>>>>
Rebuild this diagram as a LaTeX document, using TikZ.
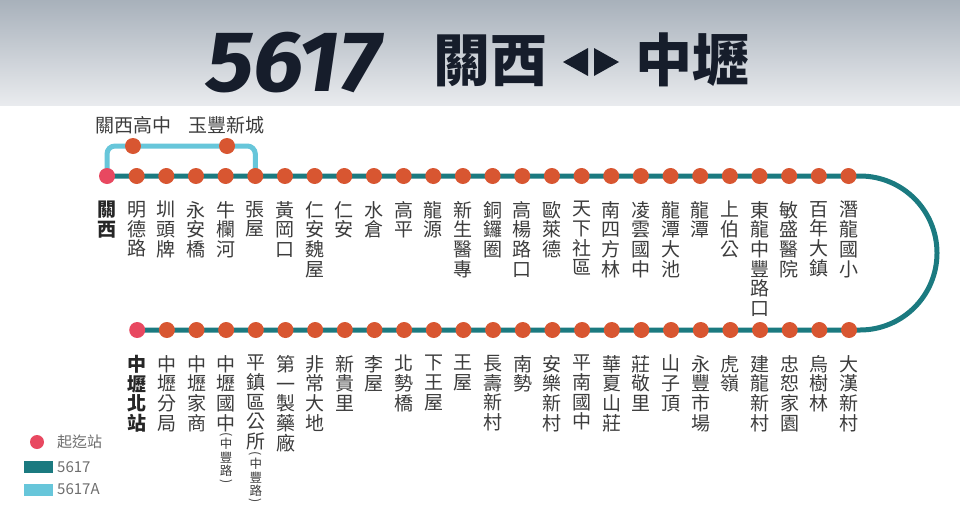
\documentclass[tikz,border=0pt]{standalone}
\usepackage{fontspec}
\usepackage{graphicx}
\setmainfont{Noto Sans CJK TC}
\newfontfamily\cjk{Noto Sans CJK TC}
\newfontfamily\numfont{Fira Sans}
\definecolor{hdrTop}{HTML}{A8B1BB}
\definecolor{hdrBot}{HTML}{E9EBEE}
\definecolor{titleNavy}{HTML}{161D2B}
\definecolor{lineTeal}{HTML}{1B7A80}
\definecolor{lineBlue}{HTML}{67C6DA}
\definecolor{stnOrange}{HTML}{D85631}
\definecolor{termPink}{HTML}{E84860}
\definecolor{lblGray}{HTML}{3C3C3C}
\definecolor{legGray}{HTML}{6E6E6E}
\newcommand{\parTop}{\rotatebox[origin=c]{-90}{(}}
\newcommand{\parBot}{\rotatebox[origin=c]{-90}{)}}
\lineskiplimit=-30pt
\begin{document}
\begin{tikzpicture}[x=1pt,y=-1pt,
  stn/.style={circle, fill=stnOrange, minimum size=16pt, inner sep=0},
  term/.style={circle, fill=termPink, minimum size=16pt, inner sep=0},
  mainline/.style={draw=lineTeal, line width=5pt},
  branchline/.style={draw=lineBlue, line width=5pt, rounded corners=8pt},
  lbl/.style={anchor=north, align=center, inner sep=0, text=lblGray,
    font=\cjk\fontsize{19}{19.7}\selectfont},
  tlbl/.style={lbl, font=\cjk\bfseries\fontsize{19}{19.7}\selectfont, text=black!85},
  smalllbl/.style={anchor=north, align=center, inner sep=0, text=lblGray,
    font=\cjk\fontsize{12.5}{13.5}\selectfont},
  hlbl/.style={inner sep=0, text=lblGray, font=\cjk\fontsize{19}{19}\selectfont},
  legtxt/.style={anchor=west, inner sep=0, text=legGray, font=\cjk\fontsize{15}{15}\selectfont},
  legbox/.style={minimum width=29pt, minimum height=12pt, inner sep=0},
  title/.style={anchor=base, inner sep=0, text=titleNavy}
]
\useasboundingbox (0,0) rectangle (960,517);
\fill[white] (0,0) rectangle (960,517);
\shade[top color=hdrTop, bottom color=hdrBot] (0,0) rectangle (960,105);

% title
\node[title] (num) at (293.5,91) {\scalebox{1.05}[1]{\numfont\bfseries\itshape\fontsize{86}{86}\selectfont 5617}};
\node[title] (from) at (490,81) {\cjk\bfseries\fontsize{57}{57}\selectfont 關西};
\node[title] (to) at (692,81) {\cjk\bfseries\fontsize{57}{57}\selectfont 中壢};
\fill[titleNavy] (563,62) -- (588,48) -- (588,76) -- cycle;
\fill[titleNavy] (619,62) -- (594,48) -- (594,76) -- cycle;

% coordinates
\foreach \i in {0,...,25} \coordinate (t\i) at ({107+29.66*\i},176);
\foreach \i in {0,...,24} \coordinate (b\i) at ({137.2+29.66*\i},330);
\coordinate (arcS) at (860,176);
\coordinate (brc) at (255.3,146);

% lines
\draw[branchline] (t0) |- (brc) -- (t5);
\draw[mainline] (t0) -- (t25) -- (arcS) arc[start angle=-90, end angle=90, radius=77] -- (b0);

% branch stations
\node[stn] (ba) at (133,146) {};
\node[stn] (bb) at (227,146) {};
\node[hlbl] (bal) at (133,125) {關西高中};
\node[hlbl] (bbl) at (226,125) {玉豐新城};

% top row
\node[term] (s0) at (t0) {};
\node[tlbl] (l0) at ([yshift=-25pt]t0) {關\\西};
\foreach \n [count=\i from 1] in {
  {明\\德\\路},{圳\\頭\\牌},{永\\安\\橋},{牛\\欄\\河},{張\\屋},{黃\\岡\\口},
  {仁\\安\\魏\\屋},{仁\\安},{水\\倉},{高\\平},{龍\\源},{新\\生\\醫\\專},
  {銅\\鑼\\圈},{高\\楊\\路\\口},{歐\\萊\\德},{天\\下\\社\\區},{南\\四\\方\\林},
  {凌\\雲\\國\\中},{龍\\潭\\大\\池},{龍\\潭},{上\\伯\\公},{東\\龍\\中\\豐\\路\\口},
  {敏\\盛\\醫\\院},{百\\年\\大\\鎮},{潛\\龍\\國\\小}}
{
  \node[stn] (s\i) at (t\i) {};
  \node[lbl] (l\i) at ([yshift=-25pt]t\i) {\n};
}

% bottom row
\node[term] (r0) at (b0) {};
\node[tlbl] (m0) at ([yshift=-25pt]b0) {中\\壢\\北\\站};
\foreach \n [count=\i from 1] in {
  {中\\壢\\分\\局},{中\\壢\\家\\商},{中\\壢\\國\\中},{平\\鎮\\區\\公\\所},
  {第\\一\\製\\藥\\廠},{非\\常\\大\\地},{新\\貴\\里},{李\\屋},{北\\勢\\橋},
  {下\\王\\屋},{王\\屋},{長\\壽\\新\\村},{南\\勢},{安\\樂\\新\\村},{平\\南\\國\\中},
  {華\\夏\\山\\莊},{莊\\敬\\里},{山\\子\\頂},{永\\豐\\市\\場},{虎\\嶺},
  {建\\龍\\新\\村},{忠\\恕\\家\\園},{烏\\樹\\林},{大\\漢\\新\\村}}
{
  \node[stn] (r\i) at (b\i) {};
  \node[lbl] (m\i) at ([yshift=-25pt]b\i) {\n};
}
\node[smalllbl] (m3p) at ([yshift=-102pt]b3) {\parTop\\[-2.8pt]中\\豐\\路\\[-4.2pt]\parBot};
\node[smalllbl] (m4p) at ([yshift=-121.7pt]b4) {\parTop\\[-2.8pt]中\\豐\\路\\[-4.2pt]\parBot};

% legend
\node[term, minimum size=14pt] (lg1) at (37,442) {};
\node[legtxt] (lt1) at (57,442) {起迄站};
\node[legbox, fill=lineTeal] (lg2) at (38.5,467) {};
\node[legtxt] (lt2) at (57,467) {5617};
\node[legbox, fill=lineBlue] (lg3) at (38.5,489.5) {};
\node[legtxt] (lt3) at (57,489.5) {5617A};
\end{tikzpicture}
\end{document}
<<<<
Exercise goal
Write out an exact copy of the listing, first line through the line containing "(0,0) rectangle (960,105);", with the pictures left out.

Exercise solution
Rebuild this diagram as a LaTeX document, using TikZ.
\documentclass[tikz,border=0pt]{standalone}
\usepackage{fontspec}
\usepackage{graphicx}
\setmainfont{Noto Sans CJK TC}
\newfontfamily\cjk{Noto Sans CJK TC}
\newfontfamily\numfont{Fira Sans}
\definecolor{hdrTop}{HTML}{A8B1BB}
\definecolor{hdrBot}{HTML}{E9EBEE}
\definecolor{titleNavy}{HTML}{161D2B}
\definecolor{lineTeal}{HTML}{1B7A80}
\definecolor{lineBlue}{HTML}{67C6DA}
\definecolor{stnOrange}{HTML}{D85631}
\definecolor{termPink}{HTML}{E84860}
\definecolor{lblGray}{HTML}{3C3C3C}
\definecolor{legGray}{HTML}{6E6E6E}
\newcommand{\parTop}{\rotatebox[origin=c]{-90}{(}}
\newcommand{\parBot}{\rotatebox[origin=c]{-90}{)}}
\lineskiplimit=-30pt
\begin{document}
\begin{tikzpicture}[x=1pt,y=-1pt,
  stn/.style={circle, fill=stnOrange, minimum size=16pt, inner sep=0},
  term/.style={circle, fill=termPink, minimum size=16pt, inner sep=0},
  mainline/.style={draw=lineTeal, line width=5pt},
  branchline/.style={draw=lineBlue, line width=5pt, rounded corners=8pt},
  lbl/.style={anchor=north, align=center, inner sep=0, text=lblGray,
    font=\cjk\fontsize{19}{19.7}\selectfont},
  tlbl/.style={lbl, font=\cjk\bfseries\fontsize{19}{19.7}\selectfont, text=black!85},
  smalllbl/.style={anchor=north, align=center, inner sep=0, text=lblGray,
    font=\cjk\fontsize{12.5}{13.5}\selectfont},
  hlbl/.style={inner sep=0, text=lblGray, font=\cjk\fontsize{19}{19}\selectfont},
  legtxt/.style={anchor=west, inner sep=0, text=legGray, font=\cjk\fontsize{15}{15}\selectfont},
  legbox/.style={minimum width=29pt, minimum height=12pt, inner sep=0},
  title/.style={anchor=base, inner sep=0, text=titleNavy}
]
\useasboundingbox (0,0) rectangle (960,517);
\fill[white] (0,0) rectangle (960,517);
\shade[top color=hdrTop, bottom color=hdrBot] (0,0) rectangle (960,105);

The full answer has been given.